## Aim of the task
Omit every image, and transcribe the remaining entries exactly as given.

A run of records
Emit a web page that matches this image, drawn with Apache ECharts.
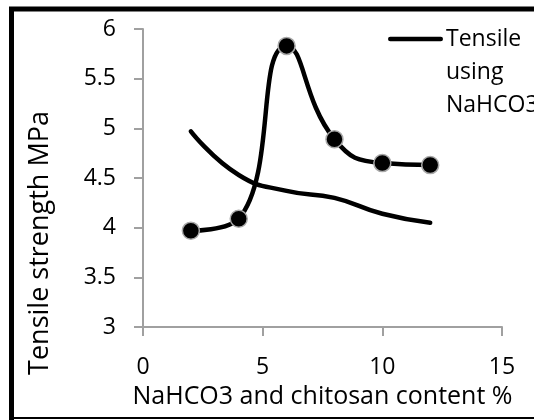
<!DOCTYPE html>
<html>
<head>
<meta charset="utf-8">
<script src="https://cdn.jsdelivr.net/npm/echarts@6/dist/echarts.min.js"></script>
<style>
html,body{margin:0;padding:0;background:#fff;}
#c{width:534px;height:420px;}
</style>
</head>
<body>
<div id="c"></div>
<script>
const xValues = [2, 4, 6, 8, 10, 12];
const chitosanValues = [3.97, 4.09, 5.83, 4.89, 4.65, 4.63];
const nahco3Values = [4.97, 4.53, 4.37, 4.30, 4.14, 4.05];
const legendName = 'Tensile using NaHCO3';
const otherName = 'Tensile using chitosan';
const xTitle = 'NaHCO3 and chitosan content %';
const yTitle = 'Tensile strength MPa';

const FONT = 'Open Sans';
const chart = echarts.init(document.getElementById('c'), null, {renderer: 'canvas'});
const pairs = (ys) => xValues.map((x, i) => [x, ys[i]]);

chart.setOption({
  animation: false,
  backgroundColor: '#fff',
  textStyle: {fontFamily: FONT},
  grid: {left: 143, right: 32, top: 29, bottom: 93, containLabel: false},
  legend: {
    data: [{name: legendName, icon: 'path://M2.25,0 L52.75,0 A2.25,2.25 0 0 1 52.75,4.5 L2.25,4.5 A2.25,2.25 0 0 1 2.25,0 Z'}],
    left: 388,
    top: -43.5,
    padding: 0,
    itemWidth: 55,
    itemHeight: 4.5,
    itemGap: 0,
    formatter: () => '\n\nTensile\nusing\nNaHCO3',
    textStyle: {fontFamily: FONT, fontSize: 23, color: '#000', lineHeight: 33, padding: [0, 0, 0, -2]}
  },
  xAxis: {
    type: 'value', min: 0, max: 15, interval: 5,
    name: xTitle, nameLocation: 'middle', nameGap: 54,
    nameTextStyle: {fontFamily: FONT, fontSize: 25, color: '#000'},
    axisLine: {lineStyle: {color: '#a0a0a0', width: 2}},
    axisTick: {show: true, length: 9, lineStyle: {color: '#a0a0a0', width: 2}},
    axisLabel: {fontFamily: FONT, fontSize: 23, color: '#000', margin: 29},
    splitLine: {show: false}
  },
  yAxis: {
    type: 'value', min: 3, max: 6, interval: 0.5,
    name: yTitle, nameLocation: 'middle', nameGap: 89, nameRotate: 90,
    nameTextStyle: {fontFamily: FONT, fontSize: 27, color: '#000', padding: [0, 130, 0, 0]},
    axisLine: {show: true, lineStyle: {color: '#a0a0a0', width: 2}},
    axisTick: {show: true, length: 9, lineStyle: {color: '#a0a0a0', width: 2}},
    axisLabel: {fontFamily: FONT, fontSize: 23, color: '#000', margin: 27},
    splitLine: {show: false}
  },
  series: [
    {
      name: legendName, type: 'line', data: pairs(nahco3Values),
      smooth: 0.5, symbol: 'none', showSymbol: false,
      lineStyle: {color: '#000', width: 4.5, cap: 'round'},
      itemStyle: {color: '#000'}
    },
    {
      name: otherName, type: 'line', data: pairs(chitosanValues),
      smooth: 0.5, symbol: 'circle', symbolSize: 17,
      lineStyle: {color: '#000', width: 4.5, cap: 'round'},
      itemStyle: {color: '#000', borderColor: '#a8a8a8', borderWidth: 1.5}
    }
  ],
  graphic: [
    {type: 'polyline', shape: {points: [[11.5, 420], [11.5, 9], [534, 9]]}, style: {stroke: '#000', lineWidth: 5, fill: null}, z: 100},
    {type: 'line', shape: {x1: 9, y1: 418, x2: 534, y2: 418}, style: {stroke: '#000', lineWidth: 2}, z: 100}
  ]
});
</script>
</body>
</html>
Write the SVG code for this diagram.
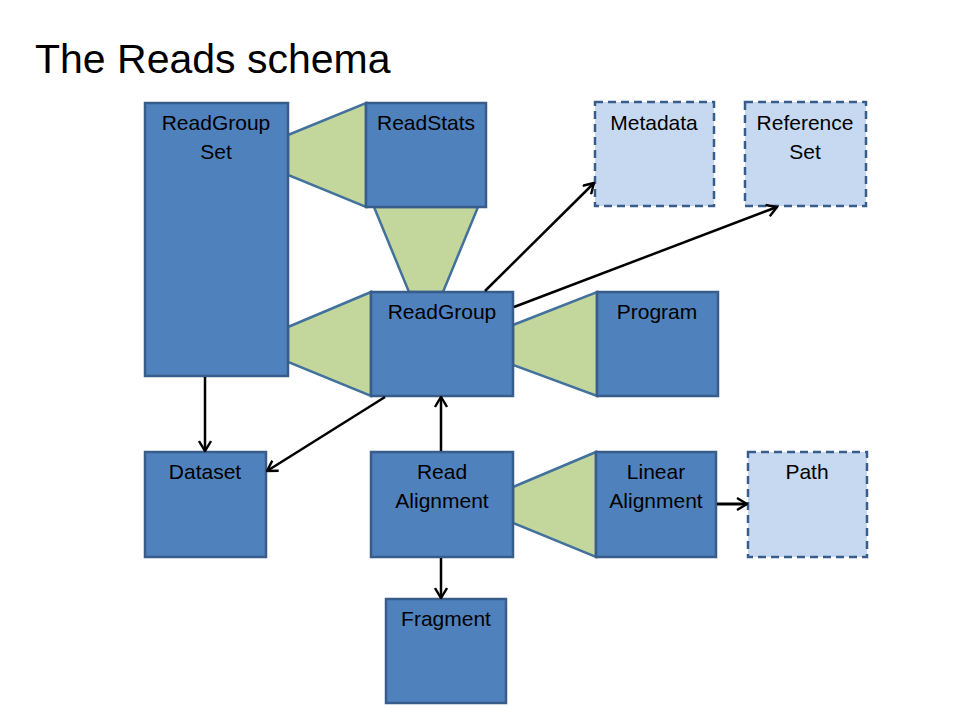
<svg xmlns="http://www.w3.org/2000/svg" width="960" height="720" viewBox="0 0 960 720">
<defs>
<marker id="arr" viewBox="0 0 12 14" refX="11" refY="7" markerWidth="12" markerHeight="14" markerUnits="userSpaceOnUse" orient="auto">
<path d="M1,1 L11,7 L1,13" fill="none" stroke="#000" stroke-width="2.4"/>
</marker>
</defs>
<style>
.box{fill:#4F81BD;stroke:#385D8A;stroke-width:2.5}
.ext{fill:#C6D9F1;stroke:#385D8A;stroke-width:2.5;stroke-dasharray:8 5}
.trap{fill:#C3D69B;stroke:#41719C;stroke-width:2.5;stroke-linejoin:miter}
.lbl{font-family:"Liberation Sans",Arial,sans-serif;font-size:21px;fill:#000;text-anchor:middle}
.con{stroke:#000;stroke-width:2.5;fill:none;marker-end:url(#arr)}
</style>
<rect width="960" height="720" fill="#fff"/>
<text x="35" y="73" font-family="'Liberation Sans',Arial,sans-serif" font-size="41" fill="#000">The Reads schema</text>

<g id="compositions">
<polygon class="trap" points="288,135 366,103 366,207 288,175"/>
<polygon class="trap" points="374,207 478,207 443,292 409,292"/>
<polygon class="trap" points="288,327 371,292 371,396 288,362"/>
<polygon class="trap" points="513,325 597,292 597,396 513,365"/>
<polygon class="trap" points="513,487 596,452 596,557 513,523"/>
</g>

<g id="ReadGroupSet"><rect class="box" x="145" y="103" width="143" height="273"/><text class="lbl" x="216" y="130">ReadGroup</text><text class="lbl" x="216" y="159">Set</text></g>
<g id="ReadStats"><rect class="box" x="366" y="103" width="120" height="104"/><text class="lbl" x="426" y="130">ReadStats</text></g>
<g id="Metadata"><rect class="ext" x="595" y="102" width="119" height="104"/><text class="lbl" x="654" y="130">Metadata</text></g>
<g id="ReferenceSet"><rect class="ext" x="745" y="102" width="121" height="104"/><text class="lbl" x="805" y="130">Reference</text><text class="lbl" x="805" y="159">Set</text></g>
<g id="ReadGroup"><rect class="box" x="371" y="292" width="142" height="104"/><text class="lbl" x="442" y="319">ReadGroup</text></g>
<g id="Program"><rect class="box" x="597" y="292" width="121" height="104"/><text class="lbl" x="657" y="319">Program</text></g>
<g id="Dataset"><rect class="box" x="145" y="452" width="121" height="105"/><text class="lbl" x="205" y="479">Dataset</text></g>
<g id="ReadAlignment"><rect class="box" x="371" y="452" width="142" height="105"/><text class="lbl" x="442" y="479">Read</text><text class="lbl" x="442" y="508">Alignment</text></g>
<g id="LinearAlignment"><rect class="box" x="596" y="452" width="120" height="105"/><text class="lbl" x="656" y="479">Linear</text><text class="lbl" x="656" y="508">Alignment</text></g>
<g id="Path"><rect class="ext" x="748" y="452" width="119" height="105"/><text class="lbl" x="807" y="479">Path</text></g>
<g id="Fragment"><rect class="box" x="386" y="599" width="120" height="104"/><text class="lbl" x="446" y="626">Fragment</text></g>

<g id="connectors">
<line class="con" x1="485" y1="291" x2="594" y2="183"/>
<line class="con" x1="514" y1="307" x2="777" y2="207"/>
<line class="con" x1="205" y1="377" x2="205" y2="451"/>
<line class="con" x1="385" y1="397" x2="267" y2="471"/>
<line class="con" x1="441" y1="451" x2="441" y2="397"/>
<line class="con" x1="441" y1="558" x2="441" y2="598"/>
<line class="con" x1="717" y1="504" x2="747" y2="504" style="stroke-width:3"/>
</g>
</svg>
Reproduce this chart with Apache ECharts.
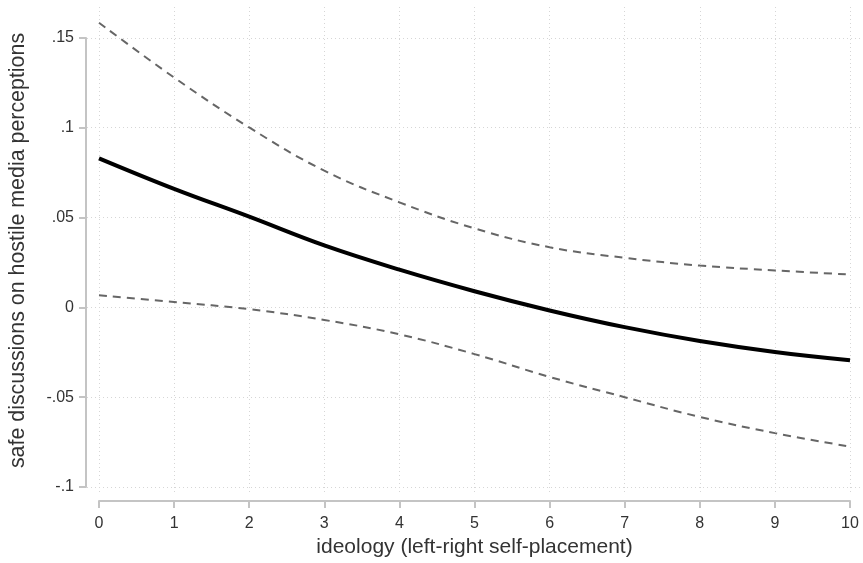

## Answer to the problem
Emit a web page that matches this image, drawn with Apache ECharts.
<!DOCTYPE html>
<html>
<head>
<meta charset="utf-8">
<script src="https://cdn.jsdelivr.net/npm/echarts@6/dist/echarts.min.js"></script>
<style>
html,body{margin:0;padding:0;background:#fff;}
#c{width:534px;height:420px;}
</style>
</head>
<body>
<div id="c"></div>
<script>
const xValues = [2, 4, 6, 8, 10, 12];
const chitosanValues = [3.97, 4.09, 5.83, 4.89, 4.65, 4.63];
const nahco3Values = [4.97, 4.53, 4.37, 4.30, 4.14, 4.05];
const legendName = 'Tensile using NaHCO3';
const otherName = 'Tensile using chitosan';
const xTitle = 'NaHCO3 and chitosan content %';
const yTitle = 'Tensile strength MPa';

const FONT = 'Open Sans';
const chart = echarts.init(document.getElementById('c'), null, {renderer: 'canvas'});
const pairs = (ys) => xValues.map((x, i) => [x, ys[i]]);

chart.setOption({
  animation: false,
  backgroundColor: '#fff',
  textStyle: {fontFamily: FONT},
  grid: {left: 143, right: 32, top: 29, bottom: 93, containLabel: false},
  legend: {
    data: [{name: legendName, icon: 'path://M2.25,0 L52.75,0 A2.25,2.25 0 0 1 52.75,4.5 L2.25,4.5 A2.25,2.25 0 0 1 2.25,0 Z'}],
    left: 388,
    top: -43.5,
    padding: 0,
    itemWidth: 55,
    itemHeight: 4.5,
    itemGap: 0,
    formatter: () => '\n\nTensile\nusing\nNaHCO3',
    textStyle: {fontFamily: FONT, fontSize: 23, color: '#000', lineHeight: 33, padding: [0, 0, 0, -2]}
  },
  xAxis: {
    type: 'value', min: 0, max: 15, interval: 5,
    name: xTitle, nameLocation: 'middle', nameGap: 54,
    nameTextStyle: {fontFamily: FONT, fontSize: 25, color: '#000'},
    axisLine: {lineStyle: {color: '#a0a0a0', width: 2}},
    axisTick: {show: true, length: 9, lineStyle: {color: '#a0a0a0', width: 2}},
    axisLabel: {fontFamily: FONT, fontSize: 23, color: '#000', margin: 29},
    splitLine: {show: false}
  },
  yAxis: {
    type: 'value', min: 3, max: 6, interval: 0.5,
    name: yTitle, nameLocation: 'middle', nameGap: 89, nameRotate: 90,
    nameTextStyle: {fontFamily: FONT, fontSize: 27, color: '#000', padding: [0, 130, 0, 0]},
    axisLine: {show: true, lineStyle: {color: '#a0a0a0', width: 2}},
    axisTick: {show: true, length: 9, lineStyle: {color: '#a0a0a0', width: 2}},
    axisLabel: {fontFamily: FONT, fontSize: 23, color: '#000', margin: 27},
    splitLine: {show: false}
  },
  series: [
    {
      name: legendName, type: 'line', data: pairs(nahco3Values),
      smooth: 0.5, symbol: 'none', showSymbol: false,
      lineStyle: {color: '#000', width: 4.5, cap: 'round'},
      itemStyle: {color: '#000'}
    },
    {
      name: otherName, type: 'line', data: pairs(chitosanValues),
      smooth: 0.5, symbol: 'circle', symbolSize: 17,
      lineStyle: {color: '#000', width: 4.5, cap: 'round'},
      itemStyle: {color: '#000', borderColor: '#a8a8a8', borderWidth: 1.5}
    }
  ],
  graphic: [
    {type: 'polyline', shape: {points: [[11.5, 420], [11.5, 9], [534, 9]]}, style: {stroke: '#000', lineWidth: 5, fill: null}, z: 100},
    {type: 'line', shape: {x1: 9, y1: 418, x2: 534, y2: 418}, style: {stroke: '#000', lineWidth: 2}, z: 100}
  ]
});
</script>
</body>
</html>
Write the SVG code for this diagram.
<svg xmlns="http://www.w3.org/2000/svg" width="960" height="720" viewBox="0 0 960 720">
<defs>
<marker id="arr" viewBox="0 0 12 14" refX="11" refY="7" markerWidth="12" markerHeight="14" markerUnits="userSpaceOnUse" orient="auto">
<path d="M1,1 L11,7 L1,13" fill="none" stroke="#000" stroke-width="2.4"/>
</marker>
</defs>
<style>
.box{fill:#4F81BD;stroke:#385D8A;stroke-width:2.5}
.ext{fill:#C6D9F1;stroke:#385D8A;stroke-width:2.5;stroke-dasharray:8 5}
.trap{fill:#C3D69B;stroke:#41719C;stroke-width:2.5;stroke-linejoin:miter}
.lbl{font-family:"Liberation Sans",Arial,sans-serif;font-size:21px;fill:#000;text-anchor:middle}
.con{stroke:#000;stroke-width:2.5;fill:none;marker-end:url(#arr)}
</style>
<rect width="960" height="720" fill="#fff"/>
<text x="35" y="73" font-family="'Liberation Sans',Arial,sans-serif" font-size="41" fill="#000">The Reads schema</text>

<g id="compositions">
<polygon class="trap" points="288,135 366,103 366,207 288,175"/>
<polygon class="trap" points="374,207 478,207 443,292 409,292"/>
<polygon class="trap" points="288,327 371,292 371,396 288,362"/>
<polygon class="trap" points="513,325 597,292 597,396 513,365"/>
<polygon class="trap" points="513,487 596,452 596,557 513,523"/>
</g>

<g id="ReadGroupSet"><rect class="box" x="145" y="103" width="143" height="273"/><text class="lbl" x="216" y="130">ReadGroup</text><text class="lbl" x="216" y="159">Set</text></g>
<g id="ReadStats"><rect class="box" x="366" y="103" width="120" height="104"/><text class="lbl" x="426" y="130">ReadStats</text></g>
<g id="Metadata"><rect class="ext" x="595" y="102" width="119" height="104"/><text class="lbl" x="654" y="130">Metadata</text></g>
<g id="ReferenceSet"><rect class="ext" x="745" y="102" width="121" height="104"/><text class="lbl" x="805" y="130">Reference</text><text class="lbl" x="805" y="159">Set</text></g>
<g id="ReadGroup"><rect class="box" x="371" y="292" width="142" height="104"/><text class="lbl" x="442" y="319">ReadGroup</text></g>
<g id="Program"><rect class="box" x="597" y="292" width="121" height="104"/><text class="lbl" x="657" y="319">Program</text></g>
<g id="Dataset"><rect class="box" x="145" y="452" width="121" height="105"/><text class="lbl" x="205" y="479">Dataset</text></g>
<g id="ReadAlignment"><rect class="box" x="371" y="452" width="142" height="105"/><text class="lbl" x="442" y="479">Read</text><text class="lbl" x="442" y="508">Alignment</text></g>
<g id="LinearAlignment"><rect class="box" x="596" y="452" width="120" height="105"/><text class="lbl" x="656" y="479">Linear</text><text class="lbl" x="656" y="508">Alignment</text></g>
<g id="Path"><rect class="ext" x="748" y="452" width="119" height="105"/><text class="lbl" x="807" y="479">Path</text></g>
<g id="Fragment"><rect class="box" x="386" y="599" width="120" height="104"/><text class="lbl" x="446" y="626">Fragment</text></g>

<g id="connectors">
<line class="con" x1="485" y1="291" x2="594" y2="183"/>
<line class="con" x1="514" y1="307" x2="777" y2="207"/>
<line class="con" x1="205" y1="377" x2="205" y2="451"/>
<line class="con" x1="385" y1="397" x2="267" y2="471"/>
<line class="con" x1="441" y1="451" x2="441" y2="397"/>
<line class="con" x1="441" y1="558" x2="441" y2="598"/>
<line class="con" x1="717" y1="504" x2="747" y2="504" style="stroke-width:3"/>
</g>
</svg>
Reproduce this chart with Apache ECharts.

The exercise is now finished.